Chicken and mushroom roulade

Chicken and mushroom roulade


150 people made this

About this recipe: This is a family favourite! Chicken breasts are pounded thin and then rolled up with a mushroom filling. For a beautiful presentation, slice thickly before serving.


Serves: 6 

  • 50g butter
  • 225g button mushrooms, chopped
  • 1/2 teaspoon salt
  • 1/4 teaspoon ground black pepper
  • 1/2 teaspoon ground nutmeg
  • 120g seasoned breadcrumbs, divided
  • 6 skinless, boneless chicken breast fillets, pounded thin
  • 2 tablespoons melted butter
  • 175ml double cream

Prep:15min  ›  Cook:30min  ›  Ready in:45min 

  1. Preheat oven to 180 C / Gas 4.
  2. To Make Mushroom Filling: Melt 50g butter in a small frying pan over medium heat.
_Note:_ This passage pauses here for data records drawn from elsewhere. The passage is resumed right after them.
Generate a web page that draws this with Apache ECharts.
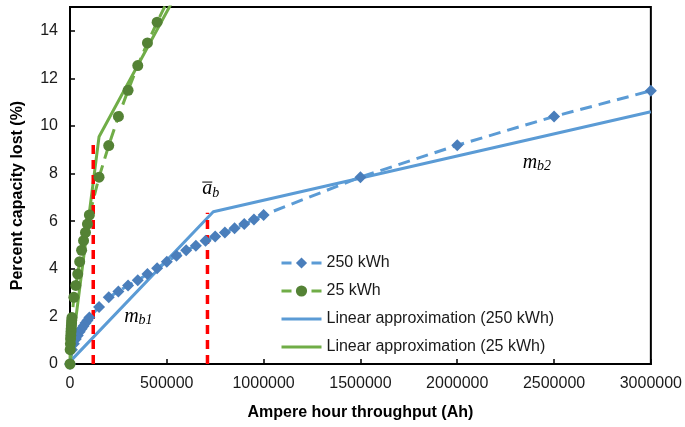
<!DOCTYPE html>
<html>
<head>
<meta charset="utf-8">
<script src="https://cdn.jsdelivr.net/npm/echarts@6/dist/echarts.min.js"></script>
<style>
  html, body { margin: 0; padding: 0; background: #fff; }
  #chart { width: 685px; height: 427px; }
</style>
</head>
<body>
<div id="chart"></div>
<script>
// 250 kWh pack: throughput (Ah) and capacity lost (%)
var ah250 = [0, 10000, 20000, 30000, 40000, 50000, 60000, 70000, 80000, 90000, 100000,
  150000, 200000, 250000, 300000, 350000, 400000, 450000, 500000, 550000, 600000,
  650000, 700000, 750000, 800000, 850000, 900000, 950000, 1000000,
  1500000, 2000000, 2500000, 3000000];
var loss250 = [0, 0.6, 0.85, 1.05, 1.2, 1.35, 1.48, 1.6, 1.72, 1.83, 1.95,
  2.4, 2.8, 3.05, 3.3, 3.52, 3.78, 4.02, 4.3, 4.55, 4.78,
  4.97, 5.18, 5.36, 5.53, 5.7, 5.88, 6.07, 6.26,
  7.85, 9.19, 10.4, 11.48];

// 25 kWh pack
var ah25 = [0, 1000, 2000, 3000, 4000, 5000, 6000, 7000, 8000, 9000,
  10000, 20000, 30000, 40000, 50000, 60000, 70000, 80000, 90000, 100000,
  150000, 200000, 250000, 300000, 350000, 400000, 450000, 500000];
var loss25 = [0, 0.6, 0.85, 1.05, 1.2, 1.35, 1.48, 1.6, 1.72, 1.83,
  1.95, 2.8, 3.3, 3.78, 4.3, 4.78, 5.18, 5.53, 5.88, 6.26,
  7.85, 9.18, 10.4, 11.5, 12.54, 13.49, 14.36, 15.2];

// piecewise linear approximations
var linAh250 = [0, 740000, 3000000];
var linLoss250 = [0.1, 6.4, 10.6];
var linAh25 = [0, 150000, 540000];
var linLoss25 = [0, 9.55, 15.4];

// red breakpoints
var breakAh = [120000, 710000];
var breakLoss = [9.3, 6.35];

var legendNames = ['250 kWh', '25 kWh', 'Linear approximation (250 kWh)', 'Linear approximation (25 kWh)'];

function pairs(xs, ys) {
  return xs.map(function (x, i) { return [x, ys[i]]; });
}

var BLUE = '#5b9bd5', BLUE_DK = '#4a7ebb', GREEN = '#70ad47', GREEN_DK = '#548235';
var font = 'Liberation Sans, Arial, sans-serif';
var barIcon = 'path://M0,0H40V3H0Z';
var legendDash = { type: [10, 20], width: 3 };

var chart = echarts.init(document.getElementById('chart'));

var series = [
  {
    name: legendNames[0], type: 'line', data: pairs(ah250, loss250),
    symbol: 'diamond', symbolSize: 12,
    itemStyle: { color: BLUE_DK },
    lineStyle: { color: BLUE, width: 3, type: [12, 7] }
  },
  {
    name: legendNames[1], type: 'line', data: pairs(ah25, loss25),
    symbol: 'circle', symbolSize: 11,
    itemStyle: { color: GREEN_DK },
    lineStyle: { color: GREEN, width: 3, type: [12, 7] }
  },
  {
    name: legendNames[2], type: 'line', data: pairs(linAh250, linLoss250),
    symbol: 'none', itemStyle: { color: BLUE },
    lineStyle: { color: BLUE, width: 3 }
  },
  {
    name: legendNames[3], type: 'line', data: pairs(linAh25, linLoss25),
    symbol: 'none', itemStyle: { color: GREEN },
    lineStyle: { color: GREEN, width: 3 }
  }
];
breakAh.forEach(function (x, i) {
  series.push({
    name: 'break' + i, type: 'line', data: [[x, 0], [x, breakLoss[i]]],
    symbol: 'none', silent: true,
    lineStyle: { color: '#ff0000', width: 3.5, type: [9, 6] }
  });
});

chart.setOption({
  animation: false,
  backgroundColor: '#fff',
  grid: { left: 70, right: 31, top: 7, bottom: 63, show: true, borderColor: '#000', borderWidth: 2 },
  legend: {
    data: [
      { name: legendNames[0], lineStyle: legendDash },
      { name: legendNames[1], lineStyle: legendDash },
      { name: legendNames[2], icon: barIcon },
      { name: legendNames[3], icon: barIcon }
    ],
    orient: 'vertical', left: 280, top: 255, padding: 0,
    itemWidth: 40, itemHeight: 14, itemGap: 12,
    textStyle: { fontFamily: font, fontSize: 16, color: '#1a1a1a' }
  },
  xAxis: {
    type: 'value', min: 0, max: 3000000, interval: 500000,
    name: 'Ampere hour throughput (Ah)', nameLocation: 'middle', nameGap: 41,
    nameTextStyle: { fontFamily: font, fontSize: 16, fontWeight: 'bold', color: '#000' },
    axisLine: { show: true, lineStyle: { color: '#000', width: 2 } },
    axisTick: { show: true, inside: true, length: 5, lineStyle: { color: '#000', width: 1.5 } },
    axisLabel: {
      fontFamily: font, fontSize: 16, color: '#1a1a1a', margin: 12,
      formatter: function (v) { return String(v); }
    },
    splitLine: { show: false }
  },
  yAxis: {
    type: 'value', min: 0, max: 15, interval: 2,
    name: 'Percent capacity lost (%)', nameLocation: 'middle', nameGap: 44,
    nameTextStyle: { fontFamily: font, fontSize: 16, fontWeight: 'bold', color: '#000', padding: [0, 20, 0, 0] },
    axisLine: { show: true, lineStyle: { color: '#000', width: 2 } },
    axisTick: { show: true, inside: true, length: 5, lineStyle: { color: '#000', width: 1.5 } },
    axisLabel: {
      fontFamily: font, fontSize: 16, color: '#1a1a1a', margin: 12,
      formatter: function (v) { return v > 14 ? '' : String(v); }
    },
    splitLine: { show: false }
  },
  series: series
});

// math-style labels: base letter, subscript, optional bar
var noteBase = ['a', 'm', 'm'];
var noteSub = ['b', 'b1', 'b2'];
var noteAt = [[709000, 7.35], [318000, 2.0], [2376000, 8.47]];
var mathFont = 'italic 20px "Liberation Serif", "DejaVu Serif", serif';
var subFont = 'italic 14px "Liberation Serif", "DejaVu Serif", serif';
var g = [];
noteAt.forEach(function (p, i) {
  var c = chart.convertToPixel({ gridIndex: 0 }, p);
  var half = noteBase[i] === 'm' ? 7 : 5;
  g.push({ type: 'text', x: c[0], y: c[1], z: 100,
    style: { text: noteBase[i], font: mathFont, fill: '#000', align: 'center', verticalAlign: 'middle' } });
  g.push({ type: 'text', x: c[0] + half, y: c[1] + 4, z: 100,
    style: { text: noteSub[i], font: subFont, fill: '#000', align: 'left', verticalAlign: 'middle' } });
  if (i === 0) {
    g.push({ type: 'line', z: 100, shape: { x1: c[0] - 5, y1: c[1] - 7, x2: c[0] + 5, y2: c[1] - 7 },
      style: { stroke: '#000', lineWidth: 1 } });
  }
});
chart.setOption({ graphic: g });
</script>
</body>
</html>
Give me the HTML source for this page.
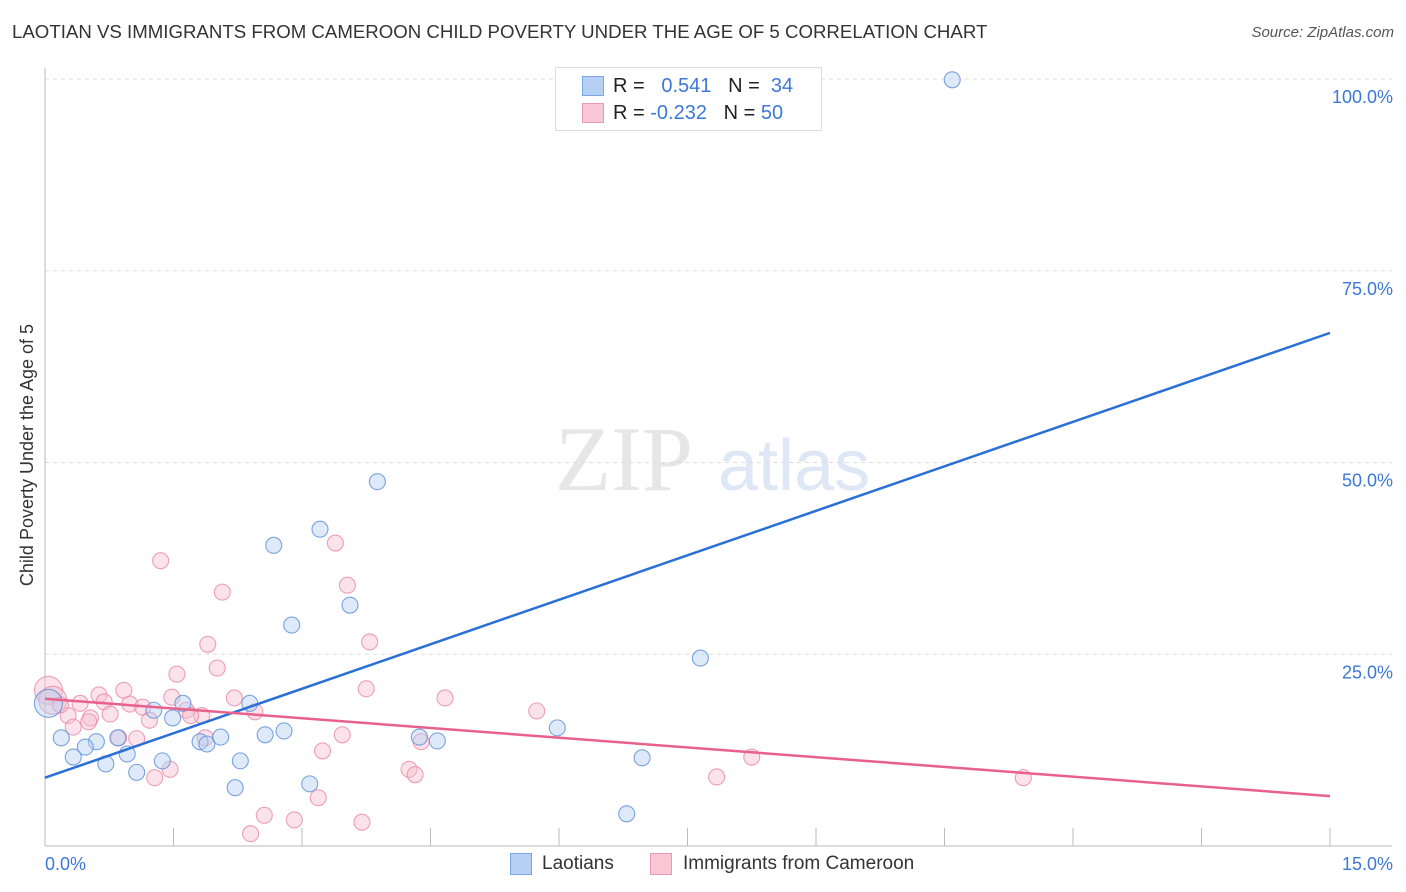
<!DOCTYPE html>
<html><head><meta charset="utf-8"><style>
body{margin:0;background:#fff;font-family:"Liberation Sans",sans-serif;}
#wrap{position:relative;width:1406px;height:892px;overflow:hidden;}
.t{position:absolute;white-space:nowrap;}
</style></head><body>
<div id="wrap">
<div class="t" style="left:12px;top:22px;font-size:18px;transform:scaleX(1.036);transform-origin:left;color:#333;">LAOTIAN VS IMMIGRANTS FROM CAMEROON CHILD POVERTY UNDER THE AGE OF 5 CORRELATION CHART</div>
<div class="t" style="right:12px;top:24px;font-size:15px;color:#555;font-style:italic;">Source: ZipAtlas.com</div>
<svg id="svg" width="1406" height="892" style="position:absolute;left:0;top:0"></svg>
</div>
<script>
const xTickLabels=["0.0%","15.0%"];
const yTicks=[25,50,75,100];
const yTickLabels=["25.0%","50.0%","75.0%","100.0%"];
const laoX=[10.59,3.88,3.21,2.67,3.56,2.88,7.65,0.04,1.27,1.61,2.39,1.49,5.98,2.79,2.57,0.19,0.85,2.05,4.37,0.60,1.81,1.89,4.58,0.47,0.33,0.96,6.97,1.37,2.28,0.71,1.07,3.09,2.22,6.79];
const laoY=[99.9,47.5,41.3,39.2,31.4,28.8,24.5,18.6,17.7,18.6,18.6,16.7,15.4,15.0,14.5,14.1,14.1,14.2,14.2,13.6,13.6,13.3,13.7,12.9,11.6,12.0,11.5,11.1,11.1,10.7,9.6,8.1,7.6,4.2];
const camX=[0.04,0.09,1.35,3.39,2.07,3.53,1.90,3.79,1.54,2.01,0.92,3.75,4.67,0.63,1.48,2.21,0.41,0.69,0.99,1.14,1.65,1.83,5.74,2.45,0.27,0.53,0.76,1.22,1.70,0.33,0.51,1.87,0.86,1.07,3.47,4.39,3.24,8.25,1.46,1.28,4.25,4.32,7.84,11.42,3.19,2.56,2.91,3.70,2.40,0.18];
const camY=[20.3,19.0,37.2,39.5,33.1,34.0,26.3,26.6,22.4,23.2,20.3,20.5,19.3,19.7,19.4,19.3,18.6,18.8,18.5,18.1,17.7,17.0,17.6,17.5,17.0,16.7,17.2,16.4,17.0,15.5,16.2,14.1,14.1,14.0,14.5,13.6,12.4,11.6,10.0,8.9,10.0,9.3,9.0,8.9,6.3,4.0,3.4,3.1,1.6,18.4];
const laoTrend=[8.9,66.9];
const camTrend=[19.2,6.5];
const X0=45,X1=1330,Y0=846,Y100=79;
const sx=v=>X0+(v/15)*(X1-X0);
const sy=v=>Y0-(v/100)*(Y0-Y100);
const svg=document.getElementById('svg');
const NS="http://www.w3.org/2000/svg";
function mk(tag,attrs,parent){const e=document.createElementNS(NS,tag);for(const k in attrs)e.setAttribute(k,attrs[k]);(parent||svg).appendChild(e);return e;}
let wm=mk('text',{x:555,y:490,'font-size':92,fill:'#e6e6e6','font-family':'Liberation Serif, serif'});wm.textContent='ZIP';


let wm2=mk('text',{x:718,y:490,'font-size':72,fill:'#dde7f5','font-family':'Liberation Sans, sans-serif'});wm2.textContent='atlas';


yTicks.forEach((t,i)=>{
 const g=mk('line',{x1:X0,x2:1392,y1:sy(t),y2:sy(t),stroke:'#dddddd','stroke-dasharray':'4,4'});
 
 
 const l=mk('text',{x:1393,y:sy(t)+24,'text-anchor':'end','font-size':18,fill:'#3b78d8'});l.textContent=yTickLabels[i];
 
 
});
let ya=mk('line',{x1:X0,x2:X0,y1:68,y2:Y0,stroke:'#bbb'});


let xa=mk('line',{x1:X0,x2:1392,y1:Y0,y2:Y0,stroke:'#bbb'});


for(let i=1;i<=10;i++){const x=sx(i*1.5);const tk=mk('line',{x1:x,x2:x,y1:Y0-18,y2:Y0,stroke:'#bbb'});
 
 }
let xl0=mk('text',{x:45,y:870,'font-size':18,fill:'#3b78d8'});xl0.textContent=xTickLabels[0];


let xl1=mk('text',{x:1393,y:870,'font-size':18,fill:'#3b78d8','text-anchor':'end'});xl1.textContent=xTickLabels[1];


let yt=mk('text',{x:33,y:455,'font-size':18,fill:'#333','text-anchor':'middle',transform:'rotate(-90 33 455)'});yt.textContent='Child Poverty Under the Age of 5';


function pts(xs,ys,fill,stroke,name){xs.forEach((v,i)=>{const r=(v<0.1)?14:8;
 const c=mk('circle',{cx:sx(v),cy:sy(ys[i]),r:r,fill:fill,'fill-opacity':0.45,stroke:stroke,'stroke-opacity':0.8,'stroke-width':1.1});
 
 });}
pts(camX,camY,'#f8bfd0','#e98aa8','point-cameroon');
pts(laoX,laoY,'#b5d0f2','#5b8fd8','point-laotian');
let tl=mk('line',{x1:sx(0),y1:sy(laoTrend[0]),x2:sx(15),y2:sy(laoTrend[1]),stroke:'#2a6fd6','stroke-width':2.5});


let tc=mk('line',{x1:sx(0),y1:sy(camTrend[0]),x2:sx(15),y2:sy(camTrend[1]),stroke:'#e8608c','stroke-width':2.5});


</script>
<div class="t" style="left:555px;top:67px;width:265px;height:62px;border:1px solid #ddd;background:#fff;">
 <div class="t" style="left:26px;top:8px;width:20px;height:18px;background:#b5d0f2;border:1px solid #7aa7e6;"></div>
 <div class="t" style="left:57px;top:7px;font-size:20px;color:#222;">R = &nbsp;&nbsp;<span style="color:#3b78d8">0.541</span>&nbsp;&nbsp;&nbsp;N = &nbsp;<span style="color:#3b78d8">34</span></div>
 <div class="t" style="left:26px;top:35px;width:20px;height:18px;background:#f8c6d5;border:1px solid #eb9ab4;"></div>
 <div class="t" style="left:57px;top:34px;font-size:20px;color:#222;">R = <span style="color:#3b78d8">-0.232</span>&nbsp;&nbsp;&nbsp;N = <span style="color:#3b78d8">50</span></div>
</div>
<div class="t" style="left:510px;top:853px;width:20px;height:20px;background:#b5d0f2;border:1px solid #7aa7e6;"></div>
<div class="t" style="left:542px;top:853px;font-size:19px;color:#333;">Laotians</div>
<div class="t" style="left:650px;top:853px;width:20px;height:20px;background:#f8c6d5;border:1px solid #eb9ab4;"></div>
<div class="t" style="left:683px;top:853px;font-size:19px;color:#333;">Immigrants from Cameroon</div>
</body></html>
Add mushrooms, salt and pepper and saute together, stirring, until mushrooms are dark. Remove frying pan from heat; stir in nutmeg and half of the breadcrumbs.
  3. Spoon mushroom mixture onto the end of each chicken breast, roll up and fasten with cocktail sticks. Place seam side down in a lightly greased 23x33cm or similar sized baking dish. Brush melted butter over breasts, then sprinkle with remaining breadcrumbs. Pour cream over all.
  4. Bake uncovered at 180 C / Gas 4 for 30 minutes or until chicken is cooked through and no longer pink.